I'm kidding of course. I'm from an area where they really are hard on people involved with illegal drugs, compared to much of the rest of the nation. They aren't executing people of course but selling any amount of a drug like cocaine or meth can get you life sentence in my state and the prosecutors and judges tend to be really hard on folks in drug cases. Most of the people going to prison in my area are going for drug crimes and they're getting long sentences. Selling a tiny bit of dope to another doper will get someone a lot more time than burglarizing homes in my area and every time we have arraignments in court we'll have along line of folks there on drug charges, more than any other type of charge. It doesn't make drugs expensive or hard to get in my area, but at least we can say we're tough on drugs.

It's all just half measures though. For us to ever make a real difference we're going to have to become something like Chairman Mao's China. The good people of this country, hopefully, will never stand for that. We'll look more and more like Mao's China as we slowly crank up the drug war, but long before we ever get to the point we'd need to get to to achieve the kind of results you are after the people of this country will have had enough.

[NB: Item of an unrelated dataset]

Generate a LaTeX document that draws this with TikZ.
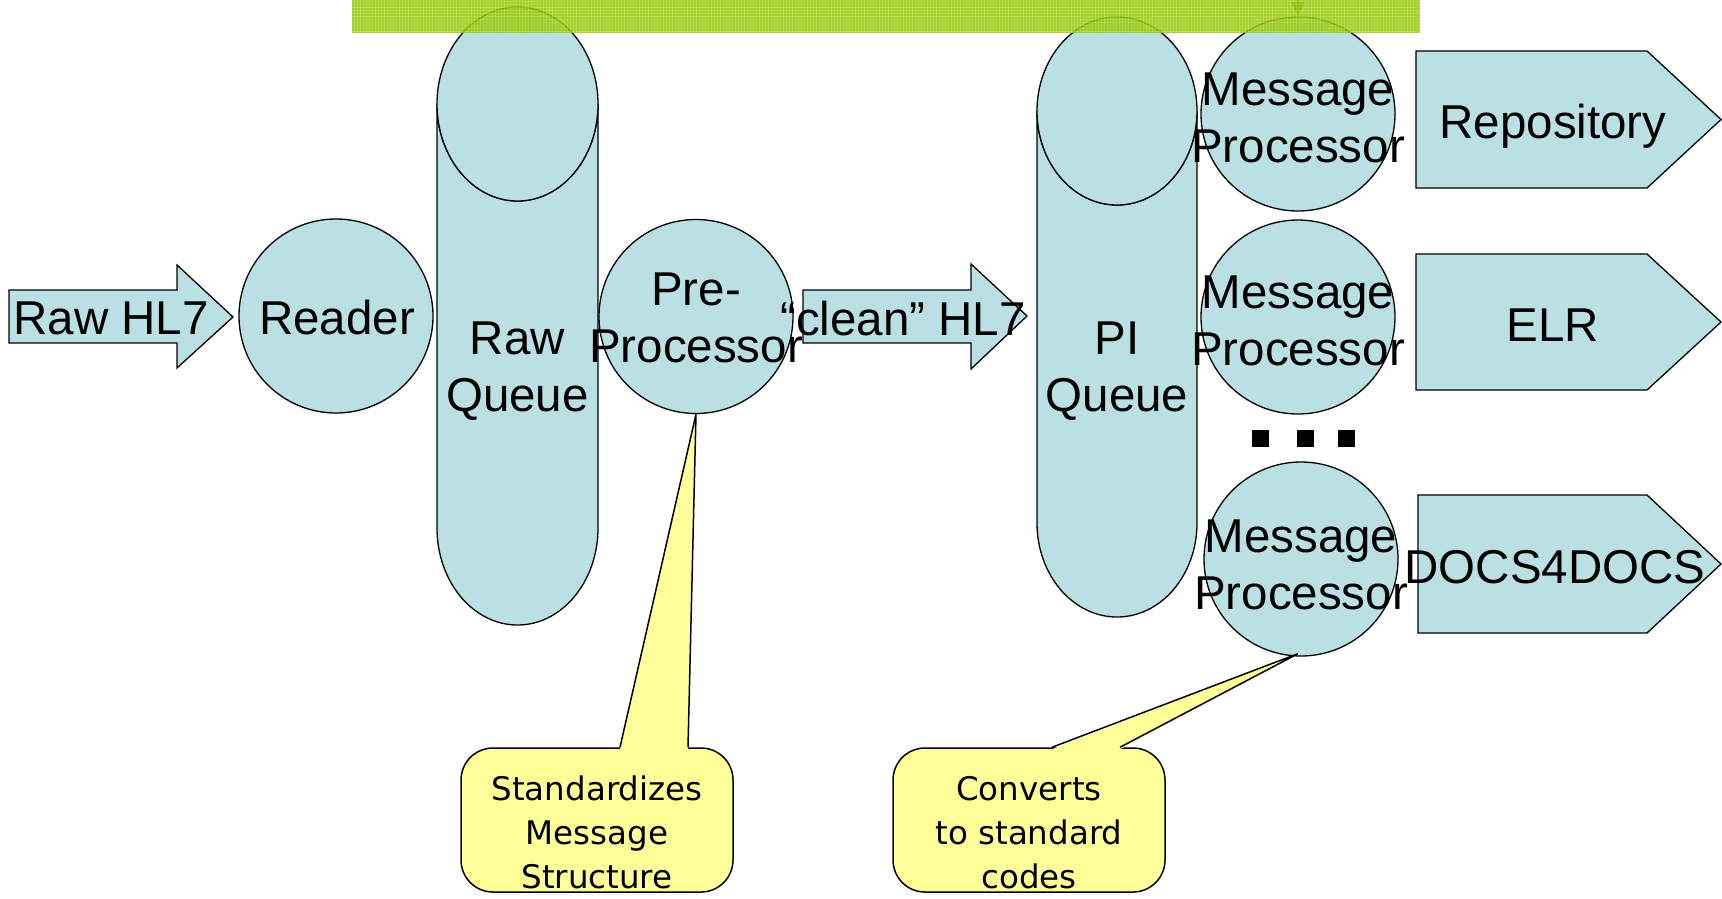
\documentclass[tikz,border=0pt]{standalone}
\usepackage{fontspec}
\setmainfont{Liberation Sans}
\newfontfamily\callfont{DejaVu Sans}
\usetikzlibrary{arrows.meta,calc,patterns}
\definecolor{qblue}{RGB}{187,224,227}
\definecolor{cyellow}{RGB}{255,255,153}
\definecolor{bargreen}{RGB}{150,202,0}
\definecolor{darkolive}{RGB}{80,110,0}
\newcommand{\twolines}[2]{\begin{tabular}[t]{@{}c@{}}#1\\#2\end{tabular}}
\newcommand{\threelines}[3]{\begin{tabular}[t]{@{}c@{}}#1\\#2\\#3\end{tabular}}
\begin{document}
\begin{tikzpicture}[x=1pt,y=-1pt,
  bluefill/.style={fill=qblue, draw=black, line width=1.3pt},
  circ/.style={bluefill, circle, minimum size=194pt, inner sep=0pt},
  lbl/.style={font=\fontsize{47.5}{57}\selectfont, inner sep=0pt, anchor=base},
  calltext/.style={font=\callfont\fontsize{32.5}{44}\selectfont, inner sep=0pt, anchor=base},
  callbox/.style={fill=cyellow, draw=black, line width=1.5pt, rounded corners=32pt, minimum width=272pt, minimum height=144pt, inner sep=0pt},
  calltail/.style={draw=black, line width=1.5pt, line join=miter},
  sqdot/.style={fill=black, minimum size=17pt, inner sep=0pt}
]
\clip (0,0) rectangle (1722,898);
\fill[white] (0,0) rectangle (1722,898);

% Raw Queue cylinder
\draw[bluefill] (437,104) -- (437,528) arc[start angle=180, end angle=360, x radius=80.5pt, y radius=97pt] -- (598,104) arc[start angle=0, end angle=-180, x radius=80.5pt, y radius=97pt] -- cycle;
\draw[bluefill] (517.5,104) ellipse[x radius=80.5pt, y radius=97pt];
\coordinate (rawq) at (517.5,300);

% PI Queue cylinder
\draw[bluefill] (1037,111) -- (1037,523) arc[start angle=180, end angle=360, x radius=80pt, y radius=94pt] -- (1197,111) arc[start angle=0, end angle=-180, x radius=80pt, y radius=94pt] -- cycle;
\draw[bluefill] (1117,111) ellipse[x radius=80pt, y radius=94pt];
\coordinate (piq) at (1117,300);

% Raw HL7 arrow
\draw[bluefill, line join=miter] (9,290) -- (177,290) -- (177,265) -- (233,317) -- (177,368) -- (177,343) -- (9,343) -- cycle;
\coordinate (rawarrow) at (111,317);
% clean HL7 arrow
\draw[bluefill, line join=miter] (803,290) -- (971,290) -- (971,264) -- (1027,316) -- (971,369) -- (971,343) -- (803,343) -- cycle;
\coordinate (cleanarrow) at (903,317);

% circles
\node[circ] (reader) at (336,316) {};
\node[circ] (pre) at (696,316.5) {};
\node[circ] (mp1) at (1298,114) {};
\node[circ] (mp2) at (1298,317) {};
\node[circ] (mp3) at (1301,559) {};

% pentagons
\draw[bluefill, line join=miter] (1416,51) -- (1647,51) -- (1721,119.5) -- (1647,188) -- (1416,188) -- cycle;
\draw[bluefill, line join=miter] (1416,254) -- (1647,254) -- (1721,322) -- (1647,390) -- (1416,390) -- cycle;
\draw[bluefill, line join=miter] (1418,495) -- (1647,495) -- (1721,564) -- (1647,633) -- (1418,633) -- cycle;

% dots
\node[sqdot] (d1) at (1260,438) {};
\node[sqdot] (d2) at (1305,438) {};
\node[sqdot] (d3) at (1346,438) {};

% small arrow at top
\coordinate (topsrc) at (1298,-10);
\draw[darkolive, line width=1.2pt, -{Triangle[length=14pt,width=13pt]}, opacity=0.8] (topsrc) -- (mp1.north);

% green bar
\fill[bargreen, opacity=0.85] (352,0) rectangle (1420,33);
\fill[pattern=grid, pattern color=white, opacity=0.15] (352,0) rectangle (1420,33);

% labels
\node[lbl] at (111,334) {Raw HL7};
\node[lbl] at (337,334) {Reader};
\node[lbl] at (517.5,354) {\twolines{Raw}{Queue}};
\node[lbl] at (696,305) {\twolines{Pre-}{Processor}};
\node[lbl] at (903,335) {“clean” HL7};
\node[lbl] at (1117,354) {\twolines{PI}{Queue}};
\node[lbl] at (1298,105) {\twolines{Message}{Processor}};
\node[lbl] at (1298,308) {\twolines{Message}{Processor}};
\node[lbl] at (1301,552) {\twolines{Message}{Processor}};
\node[lbl] at (1553,138) {Repository};
\node[lbl] at (1553,341) {ELR};
\node[lbl] at (1555,583) {DOCS4DOCS};

% callouts
\node[callbox] (c1) at (597,820) {};
\fill[cyellow] ($(c1.north)+(23,2)$) -- (pre.south) -- ($(c1.north)+(91,2)$) -- cycle;
\draw[calltail] ($(c1.north)+(23,0)$) -- (pre.south) -- ($(c1.north)+(91,0)$);
\node[calltext] at (597,800) {\threelines{Standardizes}{Message}{Structure}};

\node[callbox] (c2) at (1029,820) {};
\fill[cyellow] ($(c2.north)+(23,2)$) -- ($(mp3.south)+(-3,-3)$) -- ($(c2.north)+(91,2)$) -- cycle;
\draw[calltail] ($(c2.north)+(23,0)$) -- ($(mp3.south)+(-3,-3)$) -- ($(c2.north)+(91,0)$);
\node[calltext] at (1029,800) {\threelines{Converts}{to standard}{codes}};
\end{tikzpicture}
\end{document}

We will never make illegal drugs go away. It's not possible to make them go away completely anywhere and it's not possible to put a big dent in the problem just by cranking up the drug war another notch and another notch until we finally reach the desired results and remain a free country that doesn't resemble Mao's China.

Pat Buchanan just did an article where he said we have to go Milton Friedman's way or Mao Zedong's way, legalization or Maoist solution. http://www.freerepublic.com/focus/f-news/2200610/posts I don't think we need to legalize all drugs. We just need to recognize the limitations of the drug war, recognize that we quickly reach the point of diminishing returns trying to arrest and incarcerate our way out of the problem if we aren't going to go all out with the Maoist solution. We just blow a fortune, overfill our prisons such that we don't have room to house people who really need to be there for the good of us all, and achieve no better results than we did before we cranked up the drug war the last few notches.

With the exception of marijuana, not many people are using illegal drugs in this country. It's a very small percentage of our population. Personally, I think we should just legalize pot because it doesn't cause that many problems for innocent people and because we completely failing in our efforts to make it hard to find and drive up the price such that people either can't afford to try it or can't afford to use it regularly. That drug is cheap on a per use basis and easy to find anywhere in this country. The likelihood that a pot smoker will get caught is slim and if he does get caught odds are he's going to get basically a slap on the wrist because that's just the way it works in most parts of the country now. People aren't deterred by the law and most who want to smoke it already smoke it. I think we'd have a lot more control over it if we regulated the industry and in so doing we'd deprive these Mexican cartels of most of their income. According to the ONDCP about 62% of their gross receipts from drugs bound for the U.S. About another 28% comes from cocaine but they're just the middlemen for that drug which must first be purchased and smuggled from South America before it is smuggled into this country. Take pot away from them and they will be smaller, less powerful, and far less of a threat in Mexico and here. http://www.dallasnews.com/sharedcontent/dws/dn/latestnews/stories/022208dnintdrugs

As for the other drugs it's just a problem we are going to have to manage and we should try to do it without breaking the bank and without turning into Chairman Mao's China. We could start by trying to use common sense and science to guide our drug policies rather than our emotions. When we let our fear and frustration take over all we get are more laws making more things criminal acts, increasing the punishments on existing crimes, using twisted logic to justify encroachments on constitutional protections, etc. We keep cranking it up and it costs us more and more financially and otherwise yet the drugs keep flowing just like they were before.